France demands EU restricts CO2 emissions price, document shows

By Kate Abnett

BRUSSELS (Reuters) – France has revived calls for the European Union to restrict prices in its carbon market by fixing a “corridor” to limit volatile price movements, a government document seen by Reuters showed.

The EU emissions trading system is the bloc’s main CO2-cutting policy, which requires power generators and industrial manufacturers to buy a CO2 permit for every tonne of CO2 they emit.

The scheme creates a financial incentive to pollute less, and raises revenues that go towards CO2-cutting projects – but it has long incurred criticism from countries including Poland, which has complained that financial speculators are driving volatile price moves in the market.

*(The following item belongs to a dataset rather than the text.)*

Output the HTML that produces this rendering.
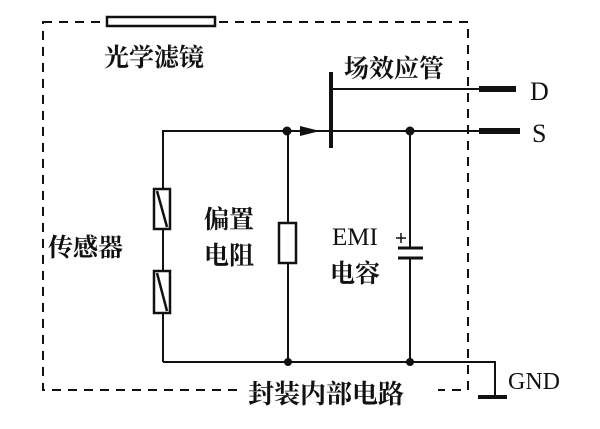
<!DOCTYPE html>
<html><head><meta charset="utf-8"><style>
html,body{margin:0;padding:0;background:#fff;}
svg{display:block;}
text{font-family:"Liberation Serif","Noto Serif CJK SC",serif;fill:#111;}
.cn{font-family:"Liberation Serif","Noto Serif CJK SC",serif;font-weight:bold;}
</style></head><body>
<svg width="600" height="429" viewBox="0 0 600 429" xmlns="http://www.w3.org/2000/svg">
<g stroke="#111" fill="none">
<path d="M43,22 H468 V390 H43 Z" stroke-width="2" stroke-dasharray="9,7"/>
<rect x="107" y="17" width="108" height="9" stroke-width="2.5" fill="#fff"/>
<path d="M163,362 V131 H480" stroke-width="2"/>
<path d="M332,89 H480" stroke-width="2"/>
<path d="M331,72 V148" stroke-width="4"/>
<path d="M288,131 V362" stroke-width="2"/>
<rect x="279" y="223" width="17" height="40" stroke-width="2.5" fill="#fff"/>
<path d="M410,131 V248 M410,258 V362" stroke-width="2"/>
<path d="M398,248 H423 M398,258 H423" stroke-width="3"/>
<path d="M396,238 H406 M401,233 V243" stroke-width="1.5"/>
<rect x="154" y="189" width="16" height="40" stroke-width="2.5" fill="#fff"/>
<path d="M157,191 L167,227" stroke-width="2.5"/>
<rect x="154" y="271" width="16" height="42" stroke-width="2.5" fill="#fff"/>
<path d="M157,273 L167,311" stroke-width="2.5"/>
<path d="M163,362 H495 V397" stroke-width="2"/>
<path d="M478,397 H507" stroke-width="4"/>
<path d="M479,89 H516 M479,131 H520" stroke-width="6"/>
</g>
<rect x="243" y="380" width="195" height="20" fill="#fff"/>
<circle cx="287" cy="131" r="4.5" fill="#111"/>
<circle cx="410" cy="131" r="4.5" fill="#111"/>
<circle cx="288" cy="362" r="4" fill="#111"/>
<circle cx="410" cy="362" r="4" fill="#111"/>
<polygon points="300,126 320,131 300,136" fill="#111"/>
<text class="cn" x="104" y="66" font-size="25">光学滤镜</text>
<text class="cn" x="344" y="77" font-size="25">场效应管</text>
<text class="cn" x="48" y="256" font-size="25">传感器</text>
<text class="cn" x="204" y="228" font-size="25">偏置</text>
<text class="cn" x="204" y="264" font-size="25">电阻</text>
<text x="332" y="245" font-size="25">EMI</text>
<text class="cn" x="330" y="282" font-size="25">电容</text>
<text class="cn" x="248" y="403" font-size="26">封装内部电路</text>
<text x="530" y="100" font-size="26">D</text>
<text x="532" y="142" font-size="26">S</text>
<text x="508" y="389" font-size="24">GND</text>
</svg>
</body></html>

France has revived concerns over the carbon price, and will propose in a closed-door meeting of EU countries’ ministers on Thursday that the EU needed to step in to stabilise the price.

A French government paper, seen by Reuters, called for the EU to “establish an ETS price corridor defined in coherence with the Union’s emission reduction target and to review the functioning of the market stability reserve to correct its imperfections”.

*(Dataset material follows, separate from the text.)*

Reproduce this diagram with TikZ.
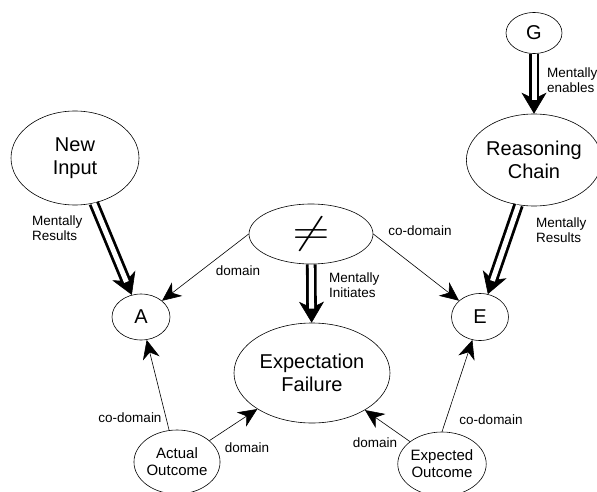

A price corridor would set minimum and maximum price limits, restricting price movements to trade within this range.

Speaking to reporters in Brussels, French climate minister Agnès Pannier-Runacher said the EU needed to give “long-term pricing signals to companies so that they can adapt and anticipate”.

France will seek support among other countries on Thursday, but officials told Reuters some – including the Czech Republic – are already behind the idea.

A European Commission spokesperson declined to comment on the French demand. Currently, the EU is not due to review the ETS policy until 2026.

Benchmark EU carbon prices were trading at around 70 euros per tonne of CO2 on Thursday, having mirrored decreases in gas prices in the last few months.

ETS prices had breached 80 eur/t earlier this year, but have not returned to anywhere near the highs of more than 100 eur/t seen in 2023.

Analysts however forecast prices could rise to over 100 euros a ton by the end of the decade as supply of caron permits becomes tighter.